Problem: Write out each line exactly as given. Leave the pictures out of your copy.

Dataset extract:
>> start

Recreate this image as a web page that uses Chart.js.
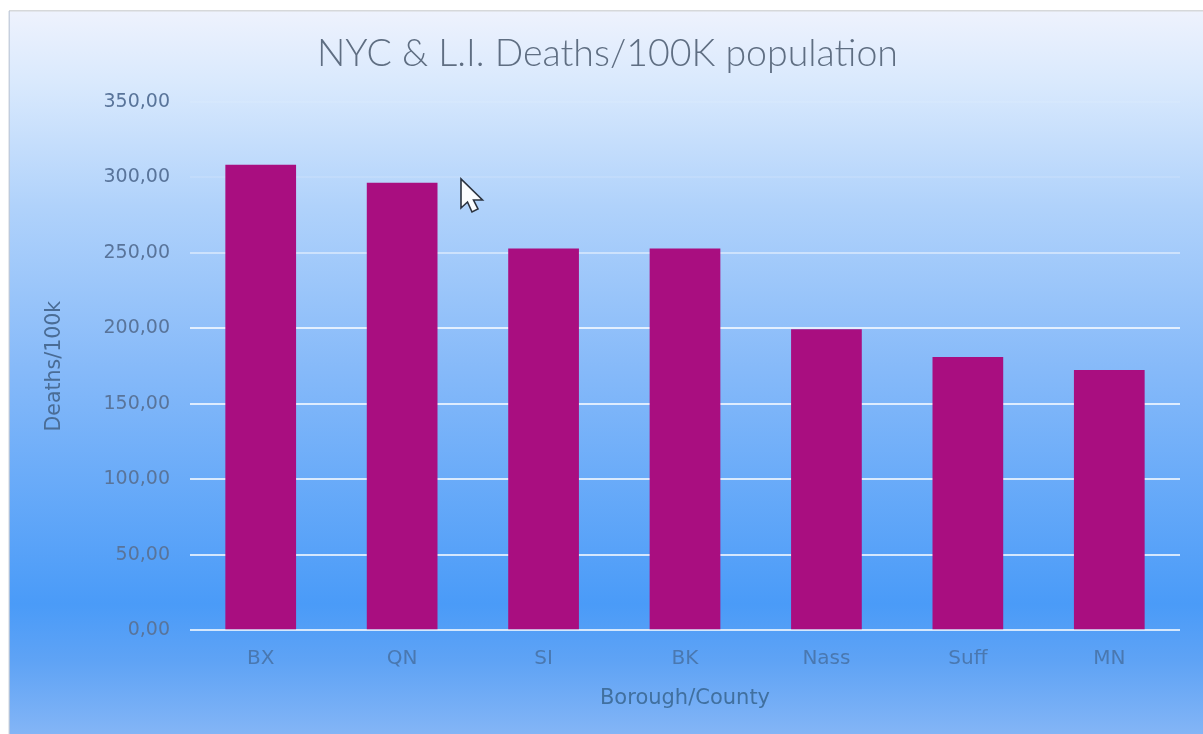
<!DOCTYPE html>
<html>
<head>
<meta charset="utf-8">
<style>
html,body{margin:0;padding:0;background:#fff;}
#wrap{width:1203px;height:734px;}
canvas{display:block;}
</style>
<script src="https://cdn.jsdelivr.net/npm/chart.js@4/dist/chart.umd.min.js"></script>
</head>
<body>
<div id="wrap"><canvas id="c" width="1203" height="734"></canvas></div>
<script>
const categories = ['BX','QN','SI','BK','Nass','Suff','MN'];
const deathsPer100k = [308.5,296.5,253,253,199.5,181,172.5];
const yTicks = [0,50,100,150,200,250,300,350];
const titleText = 'NYC & L.I. Deaths/100K population';
const xTitle = 'Borough/County';
const yTitle = 'Deaths/100k';

const titleFamily = 'Lato, "Open Sans", sans-serif';
const axisFamily = '"DejaVu Sans", sans-serif';

// Panel backdrop with a vertical blue gradient and a thin top/left edge
const panel = {
  id: 'panel',
  beforeDraw(chart) {
    const {ctx, width, height} = chart;
    ctx.save();
    ctx.fillStyle = '#ffffff';
    ctx.fillRect(0, 0, width, height);
    const g = ctx.createLinearGradient(0, 11, 0, height);
    g.addColorStop(0, '#eef2fd');
    g.addColorStop(0.1, '#d9e9fd');
    g.addColorStop(0.27, '#b0d2fb');
    g.addColorStop(0.5, '#85b9f9');
    g.addColorStop(0.82, '#4a9bf8');
    g.addColorStop(0.9, '#5fa3f5');
    g.addColorStop(1, '#83b5f6');
    ctx.fillStyle = g;
    ctx.fillRect(9, 11, width - 9, height - 11);
    ctx.fillStyle = '#d6d8da';
    ctx.fillRect(9, 10, width - 9, 1.5);
    ctx.fillStyle = 'rgba(190,200,215,0.8)';
    ctx.fillRect(8.5, 11, 1.5, height - 11);
    ctx.restore();
  }
};

// Mouse pointer overlay
const pointerGlyph = {
  id: 'pointerGlyph',
  afterDraw(chart) {
    const {ctx} = chart;
    ctx.save();
    ctx.translate(461, 179);
    ctx.beginPath();
    ctx.moveTo(0, 0);
    ctx.lineTo(0, 29);
    ctx.lineTo(6.5, 23);
    ctx.lineTo(11, 33);
    ctx.lineTo(17, 30);
    ctx.lineTo(12.5, 21);
    ctx.lineTo(21.5, 21);
    ctx.closePath();
    ctx.fillStyle = '#fbfdff';
    ctx.fill();
    ctx.lineWidth = 1.6;
    ctx.strokeStyle = '#2c3440';
    ctx.stroke();
    ctx.restore();
  }
};

new Chart(document.getElementById('c'), {
  type: 'bar',
  data: {
    labels: categories,
    datasets: [{
      data: deathsPer100k,
      backgroundColor: '#a90e80',
      borderWidth: 0,
      barPercentage: 0.5,
      categoryPercentage: 1
    }]
  },
  plugins: [panel, pointerGlyph],
  options: {
    responsive: false,
    animation: false,
    devicePixelRatio: 1,
    layout: {padding: {left: 35, right: 23, top: 31, bottom: 22.5}},
    plugins: {
      legend: {display: false},
      tooltip: {enabled: false},
      title: {
        display: true,
        text: titleText,
        color: '#5f6e82',
        font: {family: titleFamily, size: 37.5, weight: '300'},
        padding: {top: 0, bottom: 26}
      }
    },
    scales: {
      x: {
        grid: {display: false, drawTicks: false},
        border: {display: false},
        ticks: {color: '#4a78b0', font: {family: axisFamily, size: 20}, padding: 16},
        title: {display: true, text: xTitle, color: '#41709f',
                font: {family: axisFamily, size: 21}, padding: {top: 0, bottom: 0}}
      },
      y: {
        min: 0,
        max: 350,
        afterBuildTicks(scale) { scale.ticks = yTicks.map(v => ({value: v})); },
        afterFit(scale) { scale.width = 155; },
        grid: {
          drawTicks: false,
          lineWidth: 2,
          color: c => c.tick.value >= 350 ? 'rgba(255,255,255,0.08)'
                    : c.tick.value >= 300 ? 'rgba(255,255,255,0.12)'
                    : c.tick.value >= 250 ? 'rgba(255,255,255,0.45)'
                    : 'rgba(255,255,255,0.75)'
        },
        border: {display: false},
        ticks: {
          color: '#59749a',
          font: {family: axisFamily, size: 19},
          padding: 20,
          callback: v => v.toFixed(2).replace('.', ',')
        },
        title: {display: true, text: yTitle, color: '#4a6c95',
                font: {family: axisFamily, size: 20.5}, padding: {top: 7, bottom: 0}}
      }
    }
  }
});
</script>
</body>
</html>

>> end

Response to the exercise:
Recreate this image as a web page that uses Chart.js.
<!DOCTYPE html>
<html>
<head>
<meta charset="utf-8">
<style>
html,body{margin:0;padding:0;background:#fff;}
#wrap{width:1203px;height:734px;}
canvas{display:block;}
</style>
<script src="https://cdn.jsdelivr.net/npm/chart.js@4/dist/chart.umd.min.js"></script>
</head>
<body>
<div id="wrap"><canvas id="c" width="1203" height="734"></canvas></div>
<script>
const categories = ['BX','QN','SI','BK','Nass','Suff','MN'];
const deathsPer100k = [308.5,296.5,253,253,199.5,181,172.5];
const yTicks = [0,50,100,150,200,250,300,350];
const titleText = 'NYC & L.I. Deaths/100K population';
const xTitle = 'Borough/County';
const yTitle = 'Deaths/100k';

const titleFamily = 'Lato, "Open Sans", sans-serif';
const axisFamily = '"DejaVu Sans", sans-serif';

// Panel backdrop with a vertical blue gradient and a thin top/left edge
const panel = {
  id: 'panel',
  beforeDraw(chart) {
    const {ctx, width, height} = chart;
    ctx.save();
    ctx.fillStyle = '#ffffff';
    ctx.fillRect(0, 0, width, height);
    const g = ctx.createLinearGradient(0, 11, 0, height);
    g.addColorStop(0, '#eef2fd');
    g.addColorStop(0.1, '#d9e9fd');
    g.addColorStop(0.27, '#b0d2fb');
    g.addColorStop(0.5, '#85b9f9');
    g.addColorStop(0.82, '#4a9bf8');
    g.addColorStop(0.9, '#5fa3f5');
    g.addColorStop(1, '#83b5f6');
    ctx.fillStyle = g;
    ctx.fillRect(9, 11, width - 9, height - 11);
    ctx.fillStyle = '#d6d8da';
    ctx.fillRect(9, 10, width - 9, 1.5);
    ctx.fillStyle = 'rgba(190,200,215,0.8)';
    ctx.fillRect(8.5, 11, 1.5, height - 11);
    ctx.restore();
  }
};

// Mouse pointer overlay
const pointerGlyph = {
  id: 'pointerGlyph',
  afterDraw(chart) {
    const {ctx} = chart;
    ctx.save();
    ctx.translate(461, 179);
    ctx.beginPath();
    ctx.moveTo(0, 0);
    ctx.lineTo(0, 29);
    ctx.lineTo(6.5, 23);
    ctx.lineTo(11, 33);
    ctx.lineTo(17, 30);
    ctx.lineTo(12.5, 21);
    ctx.lineTo(21.5, 21);
    ctx.closePath();
    ctx.fillStyle = '#fbfdff';
    ctx.fill();
    ctx.lineWidth = 1.6;
    ctx.strokeStyle = '#2c3440';
    ctx.stroke();
    ctx.restore();
  }
};

new Chart(document.getElementById('c'), {
  type: 'bar',
  data: {
    labels: categories,
    datasets: [{
      data: deathsPer100k,
      backgroundColor: '#a90e80',
      borderWidth: 0,
      barPercentage: 0.5,
      categoryPercentage: 1
    }]
  },
  plugins: [panel, pointerGlyph],
  options: {
    responsive: false,
    animation: false,
    devicePixelRatio: 1,
    layout: {padding: {left: 35, right: 23, top: 31, bottom: 22.5}},
    plugins: {
      legend: {display: false},
      tooltip: {enabled: false},
      title: {
        display: true,
        text: titleText,
        color: '#5f6e82',
        font: {family: titleFamily, size: 37.5, weight: '300'},
        padding: {top: 0, bottom: 26}
      }
    },
    scales: {
      x: {
        grid: {display: false, drawTicks: false},
        border: {display: false},
        ticks: {color: '#4a78b0', font: {family: axisFamily, size: 20}, padding: 16},
        title: {display: true, text: xTitle, color: '#41709f',
                font: {family: axisFamily, size: 21}, padding: {top: 0, bottom: 0}}
      },
      y: {
        min: 0,
        max: 350,
        afterBuildTicks(scale) { scale.ticks = yTicks.map(v => ({value: v})); },
        afterFit(scale) { scale.width = 155; },
        grid: {
          drawTicks: false,
          lineWidth: 2,
          color: c => c.tick.value >= 350 ? 'rgba(255,255,255,0.08)'
                    : c.tick.value >= 300 ? 'rgba(255,255,255,0.12)'
                    : c.tick.value >= 250 ? 'rgba(255,255,255,0.45)'
                    : 'rgba(255,255,255,0.75)'
        },
        border: {display: false},
        ticks: {
          color: '#59749a',
          font: {family: axisFamily, size: 19},
          padding: 20,
          callback: v => v.toFixed(2).replace('.', ',')
        },
        title: {display: true, text: yTitle, color: '#4a6c95',
                font: {family: axisFamily, size: 20.5}, padding: {top: 7, bottom: 0}}
      }
    }
  }
});
</script>
</body>
</html>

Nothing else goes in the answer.